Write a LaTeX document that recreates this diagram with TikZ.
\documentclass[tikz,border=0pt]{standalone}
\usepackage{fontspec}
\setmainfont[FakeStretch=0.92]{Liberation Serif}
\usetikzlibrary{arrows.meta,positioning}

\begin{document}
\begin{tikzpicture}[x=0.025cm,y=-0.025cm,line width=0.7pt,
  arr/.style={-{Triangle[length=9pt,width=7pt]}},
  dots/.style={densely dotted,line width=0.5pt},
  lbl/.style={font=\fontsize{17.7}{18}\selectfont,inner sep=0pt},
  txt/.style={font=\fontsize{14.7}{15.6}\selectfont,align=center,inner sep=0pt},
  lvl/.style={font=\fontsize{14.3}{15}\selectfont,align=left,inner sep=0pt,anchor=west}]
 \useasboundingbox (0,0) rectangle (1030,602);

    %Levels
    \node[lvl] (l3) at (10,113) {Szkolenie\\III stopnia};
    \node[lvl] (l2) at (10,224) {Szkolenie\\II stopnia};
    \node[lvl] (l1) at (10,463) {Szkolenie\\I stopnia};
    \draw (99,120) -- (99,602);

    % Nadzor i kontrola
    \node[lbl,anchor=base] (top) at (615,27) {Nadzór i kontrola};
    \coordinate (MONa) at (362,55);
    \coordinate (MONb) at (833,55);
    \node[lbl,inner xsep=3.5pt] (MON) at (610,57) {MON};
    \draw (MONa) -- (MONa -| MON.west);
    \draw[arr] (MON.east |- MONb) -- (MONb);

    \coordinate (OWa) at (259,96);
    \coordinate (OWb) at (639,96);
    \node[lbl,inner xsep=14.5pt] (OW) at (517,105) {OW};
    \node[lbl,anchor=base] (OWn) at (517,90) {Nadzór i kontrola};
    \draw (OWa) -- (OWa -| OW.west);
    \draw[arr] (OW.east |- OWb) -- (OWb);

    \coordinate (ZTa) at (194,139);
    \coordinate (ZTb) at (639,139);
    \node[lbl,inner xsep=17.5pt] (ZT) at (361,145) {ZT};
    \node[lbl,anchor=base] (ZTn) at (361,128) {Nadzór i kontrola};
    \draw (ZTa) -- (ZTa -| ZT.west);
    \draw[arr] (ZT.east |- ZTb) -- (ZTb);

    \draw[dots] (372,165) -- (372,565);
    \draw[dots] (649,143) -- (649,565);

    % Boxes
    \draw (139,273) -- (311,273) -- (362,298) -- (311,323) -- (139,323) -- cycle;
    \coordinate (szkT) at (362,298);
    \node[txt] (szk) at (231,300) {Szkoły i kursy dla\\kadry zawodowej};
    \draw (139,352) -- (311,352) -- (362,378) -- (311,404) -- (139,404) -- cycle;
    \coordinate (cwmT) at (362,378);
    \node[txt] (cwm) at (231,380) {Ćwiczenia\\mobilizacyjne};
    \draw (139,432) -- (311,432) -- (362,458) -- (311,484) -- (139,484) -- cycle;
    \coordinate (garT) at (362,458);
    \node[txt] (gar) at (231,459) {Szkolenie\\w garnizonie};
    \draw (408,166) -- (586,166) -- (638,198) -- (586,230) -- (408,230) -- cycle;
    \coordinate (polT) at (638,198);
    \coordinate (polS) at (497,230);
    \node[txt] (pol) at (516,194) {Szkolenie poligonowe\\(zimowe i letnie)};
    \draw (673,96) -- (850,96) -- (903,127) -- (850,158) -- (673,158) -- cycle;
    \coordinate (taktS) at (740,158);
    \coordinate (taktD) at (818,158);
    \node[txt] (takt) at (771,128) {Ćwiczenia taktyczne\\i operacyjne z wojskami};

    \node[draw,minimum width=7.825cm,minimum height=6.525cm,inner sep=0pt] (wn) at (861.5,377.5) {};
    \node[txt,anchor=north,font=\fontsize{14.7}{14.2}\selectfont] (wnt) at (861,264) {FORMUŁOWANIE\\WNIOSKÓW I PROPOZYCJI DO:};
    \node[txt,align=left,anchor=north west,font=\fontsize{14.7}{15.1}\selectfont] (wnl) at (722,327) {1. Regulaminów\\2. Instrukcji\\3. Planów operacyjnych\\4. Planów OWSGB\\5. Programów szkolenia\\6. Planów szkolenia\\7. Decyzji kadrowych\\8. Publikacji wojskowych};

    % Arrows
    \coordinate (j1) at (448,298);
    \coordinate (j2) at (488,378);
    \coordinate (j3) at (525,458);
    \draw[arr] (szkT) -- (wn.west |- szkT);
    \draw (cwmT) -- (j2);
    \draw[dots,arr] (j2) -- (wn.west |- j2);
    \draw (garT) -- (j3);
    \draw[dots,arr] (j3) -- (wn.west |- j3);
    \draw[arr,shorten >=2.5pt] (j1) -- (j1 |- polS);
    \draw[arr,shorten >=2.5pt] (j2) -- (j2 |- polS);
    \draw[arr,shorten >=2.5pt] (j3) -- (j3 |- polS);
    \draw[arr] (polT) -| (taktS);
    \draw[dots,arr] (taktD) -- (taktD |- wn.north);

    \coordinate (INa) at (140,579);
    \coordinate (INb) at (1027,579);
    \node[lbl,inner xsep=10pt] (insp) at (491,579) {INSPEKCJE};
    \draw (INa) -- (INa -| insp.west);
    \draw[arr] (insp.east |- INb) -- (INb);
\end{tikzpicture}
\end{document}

> INSTRUCTION
Retype all the material above precisely, with no line left out.

> RESULT
Write a LaTeX document that recreates this diagram with TikZ.
\documentclass[tikz,border=0pt]{standalone}
\usepackage{fontspec}
\setmainfont[FakeStretch=0.92]{Liberation Serif}
\usetikzlibrary{arrows.meta,positioning}

\begin{document}
\begin{tikzpicture}[x=0.025cm,y=-0.025cm,line width=0.7pt,
  arr/.style={-{Triangle[length=9pt,width=7pt]}},
  dots/.style={densely dotted,line width=0.5pt},
  lbl/.style={font=\fontsize{17.7}{18}\selectfont,inner sep=0pt},
  txt/.style={font=\fontsize{14.7}{15.6}\selectfont,align=center,inner sep=0pt},
  lvl/.style={font=\fontsize{14.3}{15}\selectfont,align=left,inner sep=0pt,anchor=west}]
 \useasboundingbox (0,0) rectangle (1030,602);

    %Levels
    \node[lvl] (l3) at (10,113) {Szkolenie\\III stopnia};
    \node[lvl] (l2) at (10,224) {Szkolenie\\II stopnia};
    \node[lvl] (l1) at (10,463) {Szkolenie\\I stopnia};
    \draw (99,120) -- (99,602);

    % Nadzor i kontrola
    \node[lbl,anchor=base] (top) at (615,27) {Nadzór i kontrola};
    \coordinate (MONa) at (362,55);
    \coordinate (MONb) at (833,55);
    \node[lbl,inner xsep=3.5pt] (MON) at (610,57) {MON};
    \draw (MONa) -- (MONa -| MON.west);
    \draw[arr] (MON.east |- MONb) -- (MONb);

    \coordinate (OWa) at (259,96);
    \coordinate (OWb) at (639,96);
    \node[lbl,inner xsep=14.5pt] (OW) at (517,105) {OW};
    \node[lbl,anchor=base] (OWn) at (517,90) {Nadzór i kontrola};
    \draw (OWa) -- (OWa -| OW.west);
    \draw[arr] (OW.east |- OWb) -- (OWb);

    \coordinate (ZTa) at (194,139);
    \coordinate (ZTb) at (639,139);
    \node[lbl,inner xsep=17.5pt] (ZT) at (361,145) {ZT};
    \node[lbl,anchor=base] (ZTn) at (361,128) {Nadzór i kontrola};
    \draw (ZTa) -- (ZTa -| ZT.west);
    \draw[arr] (ZT.east |- ZTb) -- (ZTb);

    \draw[dots] (372,165) -- (372,565);
    \draw[dots] (649,143) -- (649,565);

    % Boxes
    \draw (139,273) -- (311,273) -- (362,298) -- (311,323) -- (139,323) -- cycle;
    \coordinate (szkT) at (362,298);
    \node[txt] (szk) at (231,300) {Szkoły i kursy dla\\kadry zawodowej};
    \draw (139,352) -- (311,352) -- (362,378) -- (311,404) -- (139,404) -- cycle;
    \coordinate (cwmT) at (362,378);
    \node[txt] (cwm) at (231,380) {Ćwiczenia\\mobilizacyjne};
    \draw (139,432) -- (311,432) -- (362,458) -- (311,484) -- (139,484) -- cycle;
    \coordinate (garT) at (362,458);
    \node[txt] (gar) at (231,459) {Szkolenie\\w garnizonie};
    \draw (408,166) -- (586,166) -- (638,198) -- (586,230) -- (408,230) -- cycle;
    \coordinate (polT) at (638,198);
    \coordinate (polS) at (497,230);
    \node[txt] (pol) at (516,194) {Szkolenie poligonowe\\(zimowe i letnie)};
    \draw (673,96) -- (850,96) -- (903,127) -- (850,158) -- (673,158) -- cycle;
    \coordinate (taktS) at (740,158);
    \coordinate (taktD) at (818,158);
    \node[txt] (takt) at (771,128) {Ćwiczenia taktyczne\\i operacyjne z wojskami};

    \node[draw,minimum width=7.825cm,minimum height=6.525cm,inner sep=0pt] (wn) at (861.5,377.5) {};
    \node[txt,anchor=north,font=\fontsize{14.7}{14.2}\selectfont] (wnt) at (861,264) {FORMUŁOWANIE\\WNIOSKÓW I PROPOZYCJI DO:};
    \node[txt,align=left,anchor=north west,font=\fontsize{14.7}{15.1}\selectfont] (wnl) at (722,327) {1. Regulaminów\\2. Instrukcji\\3. Planów operacyjnych\\4. Planów OWSGB\\5. Programów szkolenia\\6. Planów szkolenia\\7. Decyzji kadrowych\\8. Publikacji wojskowych};

    % Arrows
    \coordinate (j1) at (448,298);
    \coordinate (j2) at (488,378);
    \coordinate (j3) at (525,458);
    \draw[arr] (szkT) -- (wn.west |- szkT);
    \draw (cwmT) -- (j2);
    \draw[dots,arr] (j2) -- (wn.west |- j2);
    \draw (garT) -- (j3);
    \draw[dots,arr] (j3) -- (wn.west |- j3);
    \draw[arr,shorten >=2.5pt] (j1) -- (j1 |- polS);
    \draw[arr,shorten >=2.5pt] (j2) -- (j2 |- polS);
    \draw[arr,shorten >=2.5pt] (j3) -- (j3 |- polS);
    \draw[arr] (polT) -| (taktS);
    \draw[dots,arr] (taktD) -- (taktD |- wn.north);

    \coordinate (INa) at (140,579);
    \coordinate (INb) at (1027,579);
    \node[lbl,inner xsep=10pt] (insp) at (491,579) {INSPEKCJE};
    \draw (INa) -- (INa -| insp.west);
    \draw[arr] (insp.east |- INb) -- (INb);
\end{tikzpicture}
\end{document}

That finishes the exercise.